Eventually the Moral Majority faded away but it laid the foundation for what is generally called the “religious right.” I just heard someone on Fox News say that there are 80 million conservative Christians in the US, a formidable voting bloc by any estimation. The point to remember is that before Jerry Falwell, no one talked in those terms. Many others share in the credit, including Francis Schaeffer, but Falwell was the point man who galvanized the sleeping giant of American fundamentalism and made it a force to be reckoned with by politicians all along the political spectrum.

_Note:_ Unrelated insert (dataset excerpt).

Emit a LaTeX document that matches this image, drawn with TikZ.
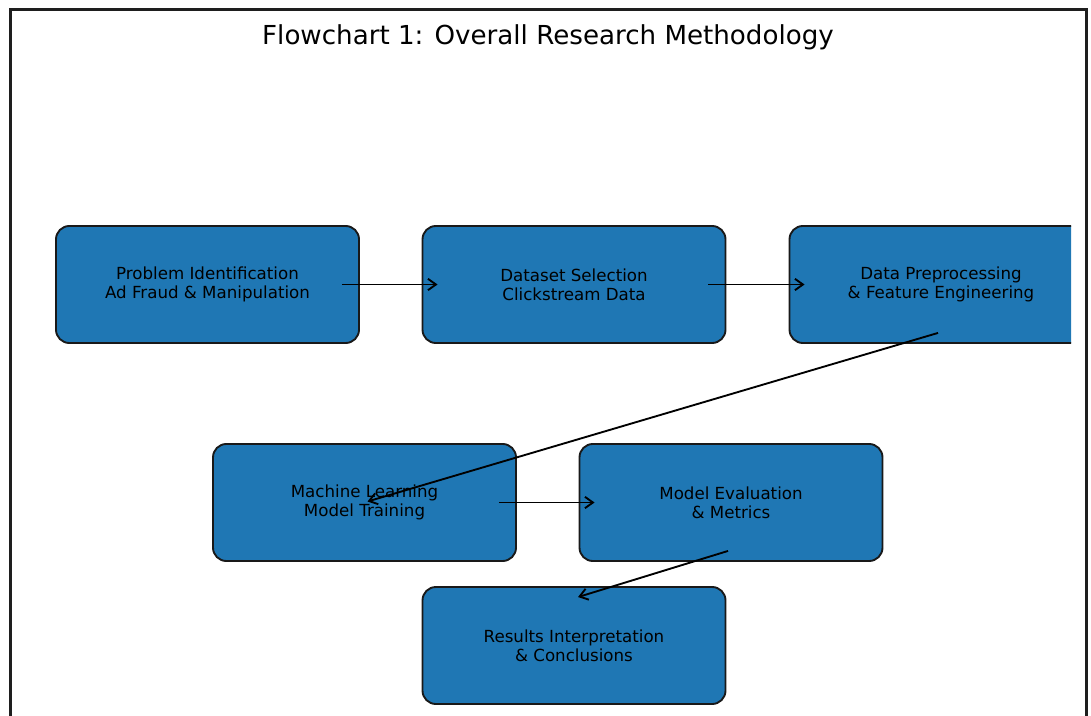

He was controversial and outspoken and he occasionally said things that got him in hot water. Sometimes he went “over the top” in talking about certain issues. He certainly wasn’t politically correct in his preaching. Beware when all men speak well of you, Jesus said. No problem there. Everyone who knew him or heard him or saw him on TV had an opinion about Jerry Falwell. He was that kind of man.

I am happy to say that I liked him and admired him. I still remember the weekend in 1973 when Tom Phillips and I took the weekend off and drove from Chattanooga to Lynchburg to attend one of the early youth conferences at Thomas Road Baptist Church. Back then Jerry Falwell was not a household word and Liberty University was barely off the ground. Walter Cronkite didn’t know who he was. But even then you could sense that something big was happening in Lynchburg. Jerry was incapable of doing anything small. He dreamed big, he talked big, and he lived long enough to see those dreams come true.